His goaltending career began by happenstance, but the eventual path of success led Fabulous Freddie into lacrosse immortality.

Born in Nanaimo on February 11, 1926, Fred Andrew Fulla grew up in the Hub City, excelling at lacrosse, hockey and baseball. And it was in junior hockey where Fred tended goal – in lacrosse, he played the forward position.

Not yet out of his teens, Fred served a one-year stint in the navy aboard a Canadian ship attached to an American task force in the South Pacific.

After returning home in 1946, Fred joined the Nanaimo Senior “B’ lacrosse team. One night, the netminder on his team was injured – Fred volunteered his services: after all, he spent several years play8ing goal in hockey.

With that, his lacrosse future was established.

Fred and his Nanaimo mates remained at the Senior “B’ level until 1951 when the club entered the Senior “A” Inter-City Lacrosse League. Fulla proved to be outstanding, his team rather woeful. Nanaimo managed only four victories in 32 attempts but, despite the poor performance by the club, Fulla captured the Ed Bayley Trophy as the league’s rookie-of-the-year.

As Fulla’s reputation grew, so did his padding. Some observers even went as far as to accuse him of covering his bulky belly with a crib mattress. True or not, the Canadian Lacrosse Association rules and regulations were amended to require goalies to wear pads that conformed to the shape of the body.

Undeterred, Fulla’s fortunes continued to grow along with those of his team. He was named the league’s top netminder (Leo Nicholson Trophy) in 1954 and 1955 but Nanaimo was still playing second fiddle to rival Victoria Shamrocks. When Victoria advanced to the Mann Cup against Peterborough I 1955, Fulla was appointed standby goalie in the event that either team’s goalie was injured during the series.

He didn’t see Mann Cup action in 1955 but, one year later, Fulla and his Timbermen cohorts finally made it to the national championship. Nanaimo’s lineup now boasted former Peterborough stars Arnie Dugan, Harry Wipper, Don Ashbee and Bob Allan. The Eastern team could have used their help -Nanaimo captured its first Canadian title, beating Peterborough 4-1

Nicknamed “Fabulous Freddie, ” the veteran netminder again was again the backbone for Nanaimo when it reached the 1060 Mann Cup finals: but, this time, the East prevailed – Port Credit took the national title 4-1.

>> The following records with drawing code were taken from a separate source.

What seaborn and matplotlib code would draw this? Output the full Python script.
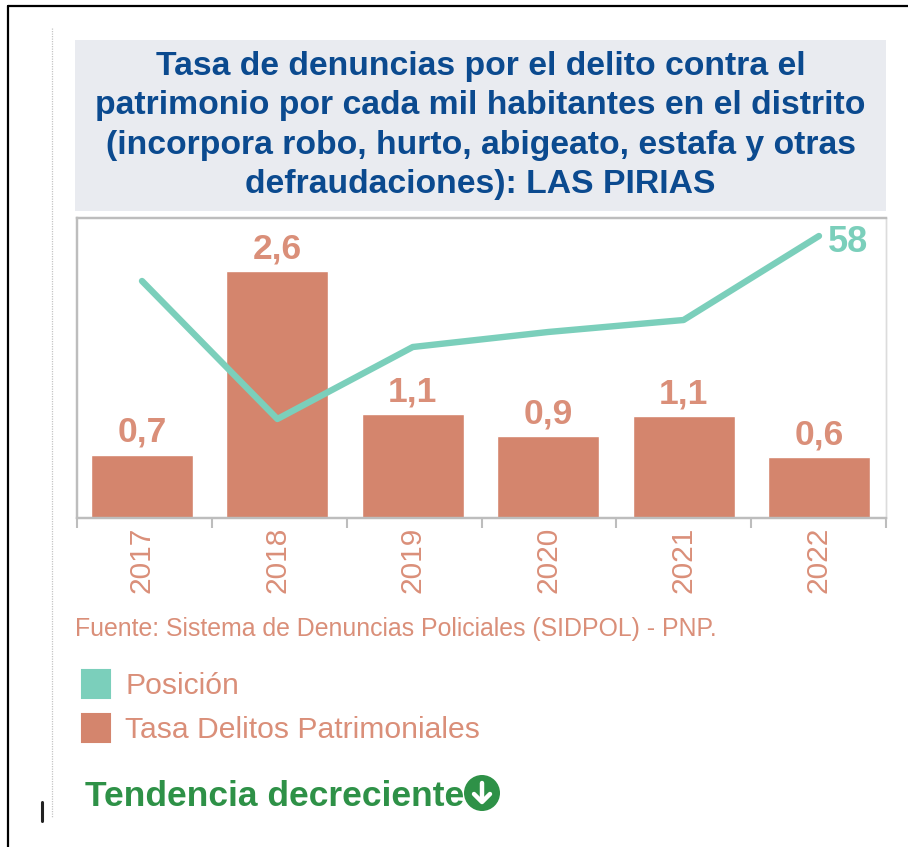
import numpy as np
import pandas as pd
import seaborn as sns
import matplotlib.pyplot as plt
from matplotlib.patches import Circle, Patch, Rectangle
from matplotlib.lines import Line2D

years = ['2017', '2018', '2019', '2020', '2021', '2022']
tasa = [0.67, 2.61, 1.10, 0.87, 1.08, 0.64]
tasa_labels = ['0,7', '2,6', '1,1', '0,9', '1,1', '0,6']
posicion = [73, 119, 95, 90, 86, 58]

title = ('Tasa de denuncias por el delito contra el\n'
         'patrimonio por cada mil habitantes en el distrito\n'
         '(incorpora robo, hurto, abigeato, estafa y otras\n'
         'defraudaciones): LAS PIRIAS')
fuente = 'Fuente: Sistema de Denuncias Policiales (SIDPOL) - PNP.'

SALMON = '#d4856d'
SALMON_TXT = '#da8f79'
TEAL = '#7bcfbb'
GREEN = '#2e9147'
BLUE = '#0b4a8f'
GREY = '#bdbdbd'

sns.set_theme(style='white')
plt.rcParams['font.family'] = ['Liberation Sans', 'DejaVu Sans']

W, H = 908, 847
fig = plt.figure(figsize=(W / 100, H / 100), dpi=100)
ax = fig.add_axes([77 / W, (H - 518) / H, 809 / W, 300 / H])

df = pd.DataFrame({'year': years, 'tasa': tasa, 'posicion': posicion})
sns.barplot(data=df, x='year', y='tasa', color=SALMON, saturation=1, width=0.753, ax=ax)
ax.set_ylim(0, 300 / 94.6)
ax.set_yticks([])
ax.set_xlabel('')
ax.set_ylabel('')

for i, lab in enumerate(tasa_labels):
    ax.text(i, tasa[i] + 0.06, lab, ha='center', va='bottom', fontsize=25.5,
            fontweight='bold', color=SALMON_TXT)

ax2 = ax.twinx()
sns.lineplot(data=df, x='year', y='posicion', color=TEAL, linewidth=4.6, sort=False,
             solid_capstyle='round', ax=ax2)
ax2.set_ylim(152, 52)
ax2.set_yticks([])
ax2.set_ylabel('')
ax2.text(5.065, posicion[-1] + 2.3, str(posicion[-1]), ha='left', va='center', fontsize=26,
         fontweight='bold', color=TEAL)

ax.set_xlim(-0.48, 5.495)
ax.set_xticks(np.arange(6))
ax.set_xticklabels(years, rotation=90, fontsize=21.5, color=SALMON_TXT)
# tick marks split the axis evenly, the bars sit a little off that grid
ax.set_xticks(np.linspace(-0.48, 5.495, 7), minor=True)
ax.tick_params(axis='x', which='major', length=0, pad=6)
ax.tick_params(axis='x', which='minor', length=7, width=1.5, color=GREY, bottom=True)
for a in (ax, ax2):
    for name, sp in a.spines.items():
        sp.set_color('#dcdcdc' if name == 'right' else GREY)
        sp.set_linewidth(1.6 if name != 'right' else 1)

# everything around the chart, in pixel coordinates
over = fig.add_axes([0, 0, 1, 1], zorder=-1)
over.set_xlim(0, W)
over.set_ylim(H, 0)
over.axis('off')
over.add_patch(Rectangle((75, 40), 811, 171, color='#e9ebf0', lw=0))
over.text(480.5, 125.5, title, ha='center', va='center', fontsize=24.3, fontweight='bold',
          color=BLUE, linespacing=1.35)
over.text(75, 629, fuente, ha='left', va='center', fontsize=17.9, color=SALMON_TXT)
over.text(85, 796, 'Tendencia decreciente', ha='left', va='center', fontsize=25.5,
          fontweight='bold', color=GREEN)
over.add_patch(Circle((482, 793), 18, color=GREEN, lw=0))
over.plot([482, 482], [783, 801], color='white', lw=3.2, solid_capstyle='round')
over.plot([474, 482, 490], [794, 802, 794], color='white', lw=3.2, solid_capstyle='round',
          solid_joinstyle='round')

# page edges
over.add_line(Line2D([8, 8], [6, H], color='black', lw=1.6))
over.add_line(Line2D([8, W], [6, 6], color='black', lw=1.6))
over.add_line(Line2D([52, 52], [28, 818], color='#c4c4c4', lw=0.9, ls=(0, (1, 1))))
over.add_line(Line2D([42, 42], [802, 821], color='#222222', lw=2.2))

handles = [Patch(facecolor=TEAL, edgecolor=TEAL, lw=1.5, joinstyle='round', label='Posición'),
           Patch(facecolor=SALMON, edgecolor=SALMON, lw=1.5, joinstyle='round',
                 label='Tasa Delitos Patrimoniales')]
fig.legend(handles=handles, loc='upper left', bbox_to_anchor=(73 / W, 1 - 661 / H),
           frameon=False, fontsize=21.7, labelcolor=SALMON_TXT, handlelength=0.93,
           handleheight=1.05, handletextpad=0.5, labelspacing=0.44, borderpad=0.3,
           borderaxespad=0)

fig.savefig('out.png', dpi=100, facecolor='white')
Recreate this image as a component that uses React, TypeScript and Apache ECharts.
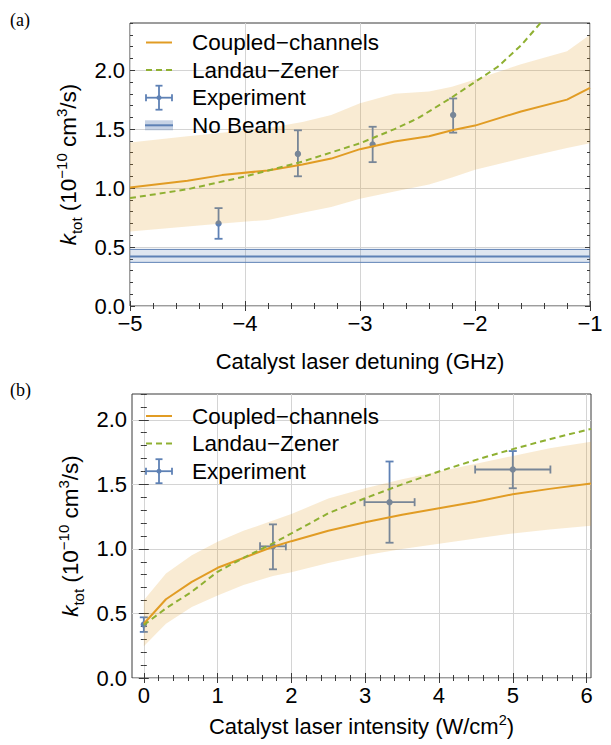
import { useEffect, useRef } from 'react';
import * as echarts from 'echarts';

// ---------- Panel (a): catalyst laser detuning ----------
const detuningCC = [-5, -4.5, -4.2, -3.8, -3.5, -3.25, -3, -2.7, -2.4, -2.2, -2, -1.6, -1.2, -1];
const ccA = [1.005, 1.062, 1.11, 1.15, 1.2, 1.25, 1.33, 1.395, 1.44, 1.49, 1.53, 1.65, 1.75, 1.85];
const ccAUpper = [1.386, 1.44, 1.47, 1.51, 1.56, 1.62, 1.72, 1.8, 1.82, 1.86, 1.92, 2.05, 2.16, 2.3];
const ccALower = [0.632, 0.675, 0.7, 0.73, 0.79, 0.84, 0.91, 0.97, 1.03, 1.09, 1.155, 1.25, 1.34, 1.38];
const detuningLZ = [-5, -4.5, -4, -3.5, -3, -2.7, -2.5, -2.2, -2, -1.8, -1.6, -1.43];
const lzA = [0.915, 0.99, 1.098, 1.225, 1.38, 1.5, 1.59, 1.77, 1.9, 2.03, 2.21, 2.4];
const expDetuning = [-4.23, -3.54, -2.89, -2.19];
const expA = [0.7, 1.29, 1.37, 1.62];
const expALow = [0.57, 1.1, 1.22, 1.47];
const expAHigh = [0.83, 1.49, 1.52, 1.76];
const noBeamX = [-5, -1];
const noBeam = [0.42, 0.42];
const noBeamLow = 0.37;
const noBeamHigh = 0.48;

// ---------- Panel (b): catalyst laser intensity ----------
const intensity = [0, 0.3, 0.65, 1, 1.35, 1.75, 2, 2.5, 3, 3.5, 4, 4.5, 5, 5.5, 6.06];
const ccB = [0.42, 0.61, 0.745, 0.854, 0.93, 1.017, 1.06, 1.14, 1.207, 1.265, 1.315, 1.365, 1.424, 1.465, 1.506];
const ccBUpper = [0.603, 0.81, 0.95, 1.056, 1.14, 1.22, 1.27, 1.39, 1.47, 1.54, 1.6, 1.66, 1.72, 1.78, 1.83];
const ccBLower = [0.246, 0.42, 0.55, 0.64, 0.72, 0.79, 0.82, 0.89, 0.95, 1.0, 1.04, 1.08, 1.12, 1.15, 1.18];
const lzB = [0.41, 0.54, 0.668, 0.823, 0.93, 1.043, 1.12, 1.276, 1.393, 1.5, 1.6, 1.69, 1.773, 1.85, 1.93];
const expIntensity = [0, 1.75, 3.33, 5];
const expIntensityErr = [0, 0.175, 0.34, 0.51];
const expB = [0.415, 1.02, 1.362, 1.615];
const expBLow = [0.357, 0.842, 1.048, 1.47];
const expBHigh = [0.47, 1.19, 1.677, 1.758];

// ---------- ticks ----------
const xTicksA = [-5, -4, -3, -2, -1];
const yTicksA = [0, 0.5, 1, 1.5, 2];
const xTicksB = [0, 1, 2, 3, 4, 5, 6];
const yTicksB = [0, 0.5, 1, 1.5, 2];

const ORANGE = '#E19C24';
const GREEN = '#8FB032';
const BLUE = '#5E81B5';
const FRAME = '#3a3a3a';
const FONT = '"Liberation Sans", Arial, sans-serif';
const SERIF = '"Liberation Serif", "DejaVu Serif", serif';
const TICK_FS = 22;
const TITLE_FS = 22;
const LEGEND_FS = 22.5;

function steps(a: number, b: number, s: number): number[] {
  const n = Math.round((b - a) / s);
  const out: number[] = [];
  for (let i = 0; i <= n; i++) out.push(+(a + i * s).toFixed(3));
  return out;
}

const minus = (v: number) => String(v).replace('-', '\u2212');

function xAxes(gridIndex: number, min: number, max: number, majors: number[], minors: number[], fmt: (v: number) => string, name: string, nameGap: number, rich?: any) {
  const tickStyle = { color: FRAME, width: 1 };
  const base: any = {
    type: 'value', gridIndex, min, max,
    axisLine: { show: false }, splitLine: { show: false },
    axisLabel: { show: false }, axisTick: { show: false },
  };
  return [
    {
      ...base, position: 'bottom',
      name, nameLocation: 'middle', nameGap,
      nameTextStyle: { fontSize: TITLE_FS, color: '#000', fontFamily: FONT, rich },
      axisTick: { show: true, inside: true, length: 5, customValues: majors, lineStyle: tickStyle },
      axisLabel: { show: true, customValues: majors, formatter: fmt, margin: 6, fontSize: TICK_FS, color: '#000', fontFamily: FONT },
      splitLine: { show: true, lineStyle: { color: '#d4d4d4', width: 1 } },
    },
    { ...base, position: 'bottom', axisTick: { show: true, inside: true, length: 3, customValues: minors, lineStyle: tickStyle } },
    { ...base, position: 'top', axisTick: { show: true, inside: true, length: 5, customValues: majors, lineStyle: tickStyle } },
    { ...base, position: 'top', axisTick: { show: true, inside: true, length: 3, customValues: minors, lineStyle: tickStyle } },
  ];
}

const yName = '{i|k}{sub|tot}{n| (10}{sup|\u221210}{n| cm}{sup|3}{n|/s)}';
const yRich = {
  i: { fontStyle: 'italic', fontSize: 22.5, fontFamily: FONT, lineHeight: 30, color: '#000' },
  n: { fontSize: 22.5, fontFamily: FONT, lineHeight: 30, color: '#000' },
  sub: { fontSize: 15, fontFamily: FONT, lineHeight: 30, verticalAlign: 'bottom', color: '#000' },
  sup: { fontSize: 15, fontFamily: FONT, lineHeight: 30, verticalAlign: 'top', color: '#000' },
};

function yAxes(gridIndex: number, min: number, max: number, majors: number[], minors: number[], nameGap: number) {
  const tickStyle = { color: FRAME, width: 1 };
  const base: any = {
    type: 'value', gridIndex, min, max,
    axisLine: { show: false }, splitLine: { show: false },
    axisLabel: { show: false }, axisTick: { show: false },
  };
  return [
    {
      ...base, position: 'left',
      name: yName, nameLocation: 'middle', nameGap,
      nameTextStyle: { rich: yRich, fontSize: 22.5, fontFamily: FONT },
      axisTick: { show: true, inside: true, length: 5, customValues: majors, lineStyle: tickStyle },
      axisLabel: { show: true, customValues: majors, formatter: (v: number) => v.toFixed(1), margin: 5, fontSize: TICK_FS, color: '#000', fontFamily: FONT },
      splitLine: { show: true, lineStyle: { color: '#d4d4d4', width: 1 } },
    },
    { ...base, position: 'left', axisTick: { show: true, inside: true, length: 3, customValues: minors, lineStyle: tickStyle } },
    { ...base, position: 'right', axisTick: { show: true, inside: true, length: 5, customValues: majors, lineStyle: tickStyle } },
    { ...base, position: 'right', axisTick: { show: true, inside: true, length: 3, customValues: minors, lineStyle: tickStyle } },
  ];
}

function errorBarSeries(axisIndex: number, xs: number[], ys: number[], lo: number[], hi: number[], xe: number[]) {
  return {
    type: 'custom', xAxisIndex: axisIndex, yAxisIndex: axisIndex, z: 2,
    dimensions: ['x', 'y', 'lo', 'hi', 'xe'],
    encode: { x: 0, y: 1 },
    data: xs.map((x, i) => [x, ys[i], lo[i], hi[i], xe[i]]),
    renderItem: (_p: any, api: any) => {
      const x = api.value(0), y = api.value(1), l = api.value(2), h = api.value(3), e = api.value(4);
      const c = api.coord([x, y]);
      const pl = api.coord([x, l]);
      const ph = api.coord([x, h]);
      const st = { stroke: BLUE, lineWidth: 1.8 };
      const cap = 4;
      const children: any[] = [
        { type: 'line', shape: { x1: pl[0], y1: pl[1], x2: ph[0], y2: ph[1] }, style: st },
        { type: 'line', shape: { x1: pl[0] - cap, y1: pl[1], x2: pl[0] + cap, y2: pl[1] }, style: st },
        { type: 'line', shape: { x1: ph[0] - cap, y1: ph[1], x2: ph[0] + cap, y2: ph[1] }, style: st },
      ];
      if (e > 0) {
        const a = api.coord([x - e, y]);
        const b = api.coord([x + e, y]);
        children.push(
          { type: 'line', shape: { x1: a[0], y1: a[1], x2: b[0], y2: b[1] }, style: st },
          { type: 'line', shape: { x1: a[0], y1: a[1] - cap, x2: a[0], y2: a[1] + cap }, style: st },
          { type: 'line', shape: { x1: b[0], y1: b[1] - cap, x2: b[0], y2: b[1] + cap }, style: st },
        );
      }
      children.push({ type: 'circle', shape: { cx: c[0], cy: c[1], r: 3.2 }, style: { fill: BLUE } });
      return { type: 'group', children };
    },
  };
}

function bandSeries(axisIndex: number, xs: number[], upper: number[], lower: number[]) {
  return {
    type: 'custom', xAxisIndex: axisIndex, yAxisIndex: axisIndex, z: 3,
    encode: { x: 0, y: 1 },
    data: [[xs[0], upper[0]]],
    renderItem: (_p: any, api: any) => {
      const pts: number[][] = [];
      xs.forEach((x, i) => pts.push(api.coord([x, upper[i]])));
      for (let i = xs.length - 1; i >= 0; i--) pts.push(api.coord([xs[i], lower[i]]));
      return { type: 'polygon', shape: { points: pts }, style: { fill: ORANGE, opacity: 0.2 } };
    },
  };
}

function lineSeries(axisIndex: number, xs: number[], ys: number[], color: string, dashed: boolean) {
  return {
    type: 'line', xAxisIndex: axisIndex, yAxisIndex: axisIndex, z: 4,
    data: xs.map((x, i) => [x, ys[i]]),
    symbol: 'none', clip: true,
    lineStyle: { color, width: 2, type: dashed ? [6, 4] : 'solid' },
  };
}

function legend(top: number, withNoBeam: boolean): any[] {
  const step = 27.6;
  const x1 = 146, x2 = 172, tx = 192;
  const text = (y: number, t: string) => ({
    type: 'text', x: tx, y, z: 10, style: { text: t, fontSize: LEGEND_FS, fontFamily: FONT, fill: '#000', verticalAlign: 'middle' },
  });
  const st = { stroke: BLUE, lineWidth: 1.8 };
  const ey = top + 2 * step;
  const cx = (x1 + x2) / 2;
  const els: any[] = [
    { type: 'line', z: 10, shape: { x1, y1: top, x2, y2: top }, style: { stroke: ORANGE, lineWidth: 2 } },
    text(top, 'Coupled\u2212channels'),
    { type: 'line', z: 10, shape: { x1, y1: top + step, x2, y2: top + step }, style: { stroke: GREEN, lineWidth: 2, lineDash: [6, 4] } },
    text(top + step, 'Landau\u2212Zener'),
    { type: 'line', z: 10, shape: { x1, y1: ey, x2, y2: ey }, style: st },
    { type: 'line', z: 10, shape: { x1: cx, y1: ey - 12, x2: cx, y2: ey + 12 }, style: st },
    { type: 'line', z: 10, shape: { x1: cx - 3.5, y1: ey - 12, x2: cx + 3.5, y2: ey - 12 }, style: st },
    { type: 'line', z: 10, shape: { x1: cx - 3.5, y1: ey + 12, x2: cx + 3.5, y2: ey + 12 }, style: st },
    { type: 'line', z: 10, shape: { x1, y1: ey - 3.5, x2: x1, y2: ey + 3.5 }, style: st },
    { type: 'line', z: 10, shape: { x1: x2, y1: ey - 3.5, x2, y2: ey + 3.5 }, style: st },
    { type: 'circle', z: 10, shape: { cx, cy: ey, r: 2.5 }, style: { fill: BLUE } },
    text(ey, 'Experiment'),
  ];
  if (withNoBeam) {
    const ny = top + 3 * step;
    els.push(
      { type: 'rect', z: 10, shape: { x: x1 - 1, y: ny - 5, width: x2 - x1 + 2, height: 10 }, style: { fill: 'rgba(94,129,181,0.35)' } },
      { type: 'line', z: 10, shape: { x1: x1 - 1, y1: ny, x2: x2 + 1, y2: ny }, style: { stroke: BLUE, lineWidth: 2 } },
      text(ny, 'No Beam'),
    );
  }
  return els;
}

export default function App() {
  const ref = useRef<HTMLDivElement>(null);
  useEffect(() => {
    if (!ref.current) return;
    const chart = echarts.init(ref.current, null, { renderer: 'svg' });
    const option: any = {
      animation: false,
      backgroundColor: '#fff',
      grid: [
        { left: 130, top: 23, width: 460, height: 283, show: true, borderColor: FRAME, borderWidth: 1, backgroundColor: 'transparent' },
        { left: 132, top: 394, width: 459, height: 284, show: true, borderColor: FRAME, borderWidth: 1, backgroundColor: 'transparent' },
      ],
      xAxis: [
        ...xAxes(0, -5, -1, xTicksA, steps(-5, -1, 0.2), minus, 'Catalyst laser detuning (GHz)', 44),
        ...xAxes(1, -0.16, 6.06, xTicksB, steps(0, 6, 0.2), (v: number) => String(v), '{n|Catalyst laser intensity (W/cm}{sup|2}{n|)}', 34, {
          n: { fontSize: TITLE_FS, fontFamily: FONT, lineHeight: 28, color: '#000' },
          sup: { fontSize: 14.5, fontFamily: FONT, lineHeight: 28, verticalAlign: 'top', color: '#000' },
        }),
      ],
      yAxis: [
        ...yAxes(0, 0, 2.4, yTicksA, steps(0, 2.4, 0.1), 33),
        ...yAxes(1, 0, 2.2, yTicksB, steps(0, 2.2, 0.1), 33),
      ],
      series: [
        errorBarSeries(0, expDetuning, expA, expALow, expAHigh, [0, 0, 0, 0]),
        bandSeries(0, detuningCC, ccAUpper, ccALower),
        {
          type: 'custom', xAxisIndex: 0, yAxisIndex: 0, z: 3,
          encode: { x: 0, y: 1 },
          data: [[noBeamX[0], noBeam[0]]],
          renderItem: (_p: any, api: any) => {
            const a = api.coord([noBeamX[0], noBeamLow]);
            const b = api.coord([noBeamX[1], noBeamHigh]);
            return {
              type: 'group', children: [
                { type: 'rect', shape: { x: a[0], y: b[1], width: b[0] - a[0], height: a[1] - b[1] }, style: { fill: 'rgba(94,129,181,0.2)' } },
                { type: 'line', shape: { x1: a[0], y1: a[1], x2: b[0], y2: a[1] }, style: { stroke: BLUE, lineWidth: 1 } },
                { type: 'line', shape: { x1: a[0], y1: b[1], x2: b[0], y2: b[1] }, style: { stroke: BLUE, lineWidth: 1 } },
              ],
            };
          },
        },
        lineSeries(0, noBeamX, noBeam, BLUE, false),
        lineSeries(0, detuningCC, ccA, ORANGE, false),
        lineSeries(0, detuningLZ, lzA, GREEN, true),
        errorBarSeries(4, expIntensity, expB, expBLow, expBHigh, expIntensityErr),
        bandSeries(4, intensity, ccBUpper, ccBLower),
        lineSeries(4, intensity, ccB, ORANGE, false),
        lineSeries(4, intensity, lzB, GREEN, true),
      ],
      graphic: [
        { type: 'text', x: 10, y: 20, style: { text: '(a)', fontSize: 18, fontFamily: SERIF, fill: '#000', verticalAlign: 'middle' } },
        { type: 'text', x: 10, y: 390, style: { text: '(b)', fontSize: 18, fontFamily: SERIF, fill: '#000', verticalAlign: 'middle' } },
        ...legend(42.5, true),
        ...legend(416, false),
      ],
    };
    chart.setOption(option);
    return () => chart.dispose();
  }, []);
  return <div ref={ref} style={{ position: 'fixed', left: 0, top: 0, width: 611, height: 745 }} />;
}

The following year, a wonky knee and a couple of slipped discs in his back reduced Fred’s play to part-time. He retired in 1062, turning over his chores to Gerry Shires: but his love of the game still whetted his competitive juices – he suited up with the Senior “B” Commercial Hotel team for another two seasons.

Now retired, but certainly not inactive. Fred spent years coaching minor lacrosse and hockey, holding executive positions with minor league baseball associations, chairing the local legion’s youth sports committee and, oh yes, jumping feet-first into golf, curling and bowling activities.

It was an incredible 11-year Senior “A” career, one in which he blocked 8,708 of a total of 12,311 shots blasted his way in 332 games – a 70.7 shot-saved average. Fred still holds the record for facing the most shots in one season – 1,492 in 1952.

Fred’s accomplishments carried him into the Canadian Lacrosse Hall of Fame in 1982.

For over 40 years, Fabulous Freddie was a service station operator I the Hub City, first at a station near the Tally Ho Island Inn and later on Terminal Avenue. When he retired in 1990 at the age of 65, the modest Fulla merely observed:

“I’ve got everything I wanted in life. Six or seven years ago, I got inducted into the Hall of Fame. So, as I say, I’ve had a lot out of life. ”

Sadly, his life ended November 25, 2001.